Task: Only the lines from the start of the data below through the line that contains "d3.scaleLinear().domain([0, 10]).range([423, 20]);" are to be copied, exactly and without pictures.

Provided data:
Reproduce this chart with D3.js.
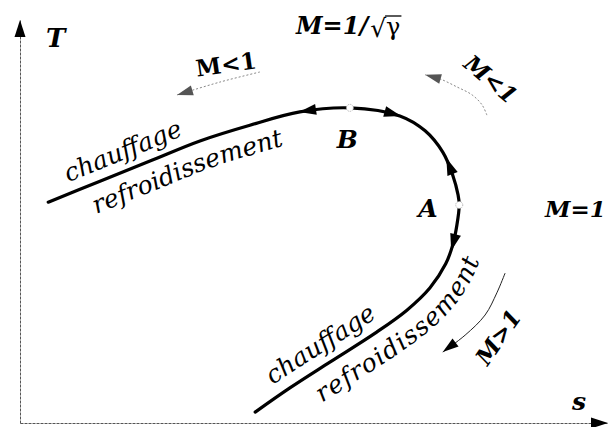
<!DOCTYPE html>
<html>
<head>
<meta charset="utf-8">
<script src="https://cdn.jsdelivr.net/npm/d3@7"></script>
<style>
  body { margin: 0; background: #fff; }
  svg { display: block; }
</style>
</head>
<body>
<div id="chart"></div>
<script>
const FRAME_WIDTH = 614;
const FRAME_HEIGHT = 427;

// Rayleigh line, T against s (arbitrary units)
const CURVE_S = [0.48, 1.36, 2.21, 3.06, 3.91, 4.76, 5.61, 6.46, 6.89, 7.19, 7.36, 7.45, 7.47, 7.43, 7.36, 7.24, 6.97, 6.58, 6.04, 5.27, 4.59, 4.0];
const CURVE_T = [5.48, 6.0, 6.5, 7.0, 7.39, 7.72, 7.82, 7.62, 7.25, 6.72, 6.15, 5.66, 5.41, 4.91, 4.42, 3.95, 3.35, 2.8, 2.23, 1.51, 0.87, 0.27];

// the two marked points on the curve
const POINT_NAMES = ["B", "A"];
const POINT_S = [5.61, 7.47];
const POINT_T = [7.82, 5.41];

// black arrowheads on the curve (+1 = along the drawing direction, -1 = back)
const ARROW_S = [4.88, 6.36, 7.5, 7.48];
const ARROW_T = [7.77, 7.72, 6.5, 4.42];
const ARROW_DIR = [-1, 1, -1, 1];

// thin Mach arrows next to the curve
const SUB_LEFT_S = [4.08, 3.4, 2.67];
const SUB_LEFT_T = [8.71, 8.46, 8.14];
const SUB_RIGHT_S = [7.94, 7.86, 7.69, 7.43, 7.14, 6.89];
const SUB_RIGHT_T = [7.64, 7.89, 8.14, 8.34, 8.54, 8.64];
const SUP_S = [8.25, 8.11, 7.91, 7.57, 7.19];
const SUP_T = [3.72, 3.23, 2.68, 2.18, 1.76];

const X_SCALE = d3.scaleLinear().domain([0, 10]).range([20, 608]);
const Y_SCALE = d3.scaleLinear().domain([0, 10]).range([423, 20]);

const SERIF = "'DejaVu Serif', 'Liberation Serif', serif";

const FRAME = d3
  .select("#chart")
  .append("svg")
  .attr("width", FRAME_WIDTH)
  .attr("height", FRAME_HEIGHT);

// arrowhead with its tip at (x, y), pointing at angle a
function arrowHead(g, x, y, a, len, half, fill) {
  const cx = Math.cos(a), cy = Math.sin(a);
  const bx = x - len * cx, by = y - len * cy;
  g.append("path")
    .attr("d", `M${x},${y}L${bx - half * cy},${by + half * cx}L${bx + half * cy},${by - half * cx}Z`)
    .attr("fill", fill);
}

function boldLabel(x, y, txt, size) {
  return FRAME.append("text")
    .attr("x", x).attr("y", y)
    .style("font-family", SERIF).style("font-weight", "bold").style("font-style", "italic")
    .style("font-size", size + "px")
    .text(txt);
}

// axes: no ticks, only the lines
const xAxis = FRAME.append("g")
  .attr("transform", `translate(0,${Y_SCALE(0)})`)
  .call(d3.axisBottom(X_SCALE).tickValues([]).tickSizeOuter(0));
const yAxis = FRAME.append("g")
  .attr("transform", `translate(${X_SCALE(0)},0)`)
  .call(d3.axisLeft(Y_SCALE).tickValues([]).tickSizeOuter(0));
[xAxis, yAxis].forEach((ax) =>
  ax.select(".domain").attr("stroke", "#555").attr("stroke-width", 1).attr("stroke-dasharray", "3,1")
);
arrowHead(FRAME, X_SCALE(10), Y_SCALE(0), 0, 17, 5.5, "#000");
arrowHead(FRAME, X_SCALE(0), Y_SCALE(10), -Math.PI / 2, 17, 5.5, "#000");

boldLabel(46, 47, "T", 26);
boldLabel(572, 410, "s", 25);

// main curve
const curveLine = d3
  .line()
  .x((i) => X_SCALE(CURVE_S[i]))
  .y((i) => Y_SCALE(CURVE_T[i]))
  .curve(d3.curveCatmullRom.alpha(0.5));

const curve = FRAME.append("path")
  .attr("d", curveLine(d3.range(CURVE_S.length)))
  .attr("fill", "none")
  .attr("stroke", "#000")
  .attr("stroke-width", 3.2)
  .attr("stroke-linecap", "round");

const NODE = curve.node();
const TOTAL = NODE.getTotalLength();

function nearestLength(px, py) {
  let best = 0, bestD = Infinity;
  for (let L = 0; L <= TOTAL; L += 0.5) {
    const p = NODE.getPointAtLength(L);
    const d = (p.x - px) ** 2 + (p.y - py) ** 2;
    if (d < bestD) { bestD = d; best = L; }
  }
  return best;
}

function tangentAt(L) {
  const p0 = NODE.getPointAtLength(Math.max(0, L - 1.5));
  const p1 = NODE.getPointAtLength(Math.min(TOTAL, L + 1.5));
  return Math.atan2(p1.y - p0.y, p1.x - p0.x);
}

// path parallel to the curve, from L0 to L1, shifted by off to the left of travel
function offsetPath(L0, L1, off) {
  const pts = [];
  const step = L1 > L0 ? 2 : -2;
  for (let L = L0; step > 0 ? L <= L1 : L >= L1; L += step) {
    const p = NODE.getPointAtLength(L);
    let a = tangentAt(L);
    if (step < 0) a += Math.PI;
    pts.push([p.x + off * Math.sin(a), p.y - off * Math.cos(a)]);
  }
  return d3.line().curve(d3.curveBasis)(pts);
}

// arrowheads on the curve
const arrowG = FRAME.append("g");
ARROW_S.forEach((s, i) => {
  const L = nearestLength(X_SCALE(s), Y_SCALE(ARROW_T[i]));
  let a = tangentAt(L);
  if (ARROW_DIR[i] < 0) a += Math.PI;
  const p = NODE.getPointAtLength(L);
  arrowHead(arrowG, p.x + 8 * Math.cos(a), p.y + 8 * Math.sin(a), a, 17, 5.5, "#000");
});

// marked points
FRAME.selectAll("circle.pt")
  .data(POINT_NAMES)
  .enter()
  .append("circle")
  .attr("class", "pt")
  .attr("cx", (d, i) => X_SCALE(POINT_S[i]))
  .attr("cy", (d, i) => Y_SCALE(POINT_T[i]))
  .attr("r", 3.5)
  .attr("fill", "#fff")
  .attr("stroke", "#aaa")
  .attr("stroke-width", 1)
  .attr("stroke-dasharray", "1,1");

boldLabel(X_SCALE(POINT_S[0]) - 13, Y_SCALE(POINT_T[0]) + 40, POINT_NAMES[0], 25);
boldLabel(X_SCALE(POINT_S[1]) - 41, Y_SCALE(POINT_T[1]) + 12, POINT_NAMES[1], 25);

// text along the two branches
const L_B = nearestLength(X_SCALE(POINT_S[0]), Y_SCALE(POINT_T[0]));
const L_A = nearestLength(X_SCALE(POINT_S[1]), Y_SCALE(POINT_T[1]));

const defs = FRAME.append("defs");
const BRANCH_TEXT = [
  { id: "up-heat", d: offsetPath(0, L_B, 11), start: 26, text: "chauffage", spacing: 0 },
  { id: "up-cool", d: offsetPath(0, L_B, -29), start: 40, text: "refroidissement", spacing: 0 },
  { id: "lo-heat", d: offsetPath(TOTAL, L_A, 12), start: 30, text: "chauffage", spacing: 0 },
  { id: "lo-cool", d: offsetPath(TOTAL, L_A - 10, -30), start: 60, text: "refroidissement", spacing: 1.2 },
];
BRANCH_TEXT.forEach((b) => {
  defs.append("path").attr("id", b.id).attr("d", b.d);
  FRAME.append("text")
    .style("font-family", SERIF).style("font-style", "italic").style("font-size", "25px")
    .style("letter-spacing", b.spacing + "px")
    .append("textPath")
    .attr("href", `#${b.id}`)
    .attr("startOffset", b.start)
    .text(b.text);
});

// Mach arrows
function machArrow(S, T, stroke, dash, headFill) {
  const pts = S.map((s, i) => [X_SCALE(s), Y_SCALE(T[i])]);
  const n = pts.length;
  FRAME.append("path")
    .attr("d", d3.line().curve(d3.curveCatmullRom)(pts))
    .attr("fill", "none")
    .attr("stroke", stroke)
    .attr("stroke-width", 1)
    .attr("stroke-dasharray", dash);
  const a = Math.atan2(pts[n - 1][1] - pts[n - 2][1], pts[n - 1][0] - pts[n - 2][0]);
  arrowHead(FRAME, pts[n - 1][0], pts[n - 1][1], a, 16, 5, headFill);
}
machArrow(SUB_LEFT_S, SUB_LEFT_T, "#888", "2,2", "#555");
machArrow(SUB_RIGHT_S, SUB_RIGHT_T, "#888", "2,2", "#555");
machArrow(SUP_S, SUP_T, "#222", null, "#000");

function rotatedLabel(x, y, angle, txt, italic) {
  FRAME.append("text")
    .attr("transform", `translate(${x},${y}) rotate(${angle})`)
    .attr("text-anchor", "middle")
    .attr("dominant-baseline", "central")
    .style("font-family", SERIF).style("font-weight", "bold")
    .style("font-style", italic ? "italic" : "normal")
    .style("font-size", "23px")
    .text(txt);
}
rotatedLabel(226, 64, -8, "M<1", false);
rotatedLabel(491, 79, 40, "M<1", true);
rotatedLabel(498, 337, -55, "M>1", true);

boldLabel(545, 217, "M=1", 23);

// M = 1/sqrt(gamma)
const top0 = boldLabel(296, 34, "M=1/", 24);
const xRad = 296 + top0.node().getComputedTextLength() + 2;
const rad = FRAME.append("text")
  .attr("x", xRad).attr("y", 37)
  .style("font-family", SERIF).style("font-size", "25px")
  .text("\u221A");
const xG = xRad + rad.node().getComputedTextLength();
const gam = FRAME.append("text")
  .attr("x", xG).attr("y", 35)
  .style("font-family", SERIF).style("font-size", "24px")
  .text("\u03B3");
const wG = gam.node().getComputedTextLength();
const radBox = rad.node().getBBox();
FRAME.append("line")
  .attr("x1", xG - 1).attr("x2", xG + wG + 1)
  .attr("y1", radBox.y + 2).attr("y2", radBox.y + 2)
  .attr("stroke", "#000").attr("stroke-width", 1.3);
</script>
</body>
</html>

Exercise solution:
Reproduce this chart with D3.js.
<!DOCTYPE html>
<html>
<head>
<meta charset="utf-8">
<script src="https://cdn.jsdelivr.net/npm/d3@7"></script>
<style>
  body { margin: 0; background: #fff; }
  svg { display: block; }
</style>
</head>
<body>
<div id="chart"></div>
<script>
const FRAME_WIDTH = 614;
const FRAME_HEIGHT = 427;

// Rayleigh line, T against s (arbitrary units)
const CURVE_S = [0.48, 1.36, 2.21, 3.06, 3.91, 4.76, 5.61, 6.46, 6.89, 7.19, 7.36, 7.45, 7.47, 7.43, 7.36, 7.24, 6.97, 6.58, 6.04, 5.27, 4.59, 4.0];
const CURVE_T = [5.48, 6.0, 6.5, 7.0, 7.39, 7.72, 7.82, 7.62, 7.25, 6.72, 6.15, 5.66, 5.41, 4.91, 4.42, 3.95, 3.35, 2.8, 2.23, 1.51, 0.87, 0.27];

// the two marked points on the curve
const POINT_NAMES = ["B", "A"];
const POINT_S = [5.61, 7.47];
const POINT_T = [7.82, 5.41];

// black arrowheads on the curve (+1 = along the drawing direction, -1 = back)
const ARROW_S = [4.88, 6.36, 7.5, 7.48];
const ARROW_T = [7.77, 7.72, 6.5, 4.42];
const ARROW_DIR = [-1, 1, -1, 1];

// thin Mach arrows next to the curve
const SUB_LEFT_S = [4.08, 3.4, 2.67];
const SUB_LEFT_T = [8.71, 8.46, 8.14];
const SUB_RIGHT_S = [7.94, 7.86, 7.69, 7.43, 7.14, 6.89];
const SUB_RIGHT_T = [7.64, 7.89, 8.14, 8.34, 8.54, 8.64];
const SUP_S = [8.25, 8.11, 7.91, 7.57, 7.19];
const SUP_T = [3.72, 3.23, 2.68, 2.18, 1.76];

const X_SCALE = d3.scaleLinear().domain([0, 10]).range([20, 608]);
const Y_SCALE = d3.scaleLinear().domain([0, 10]).range([423, 20]);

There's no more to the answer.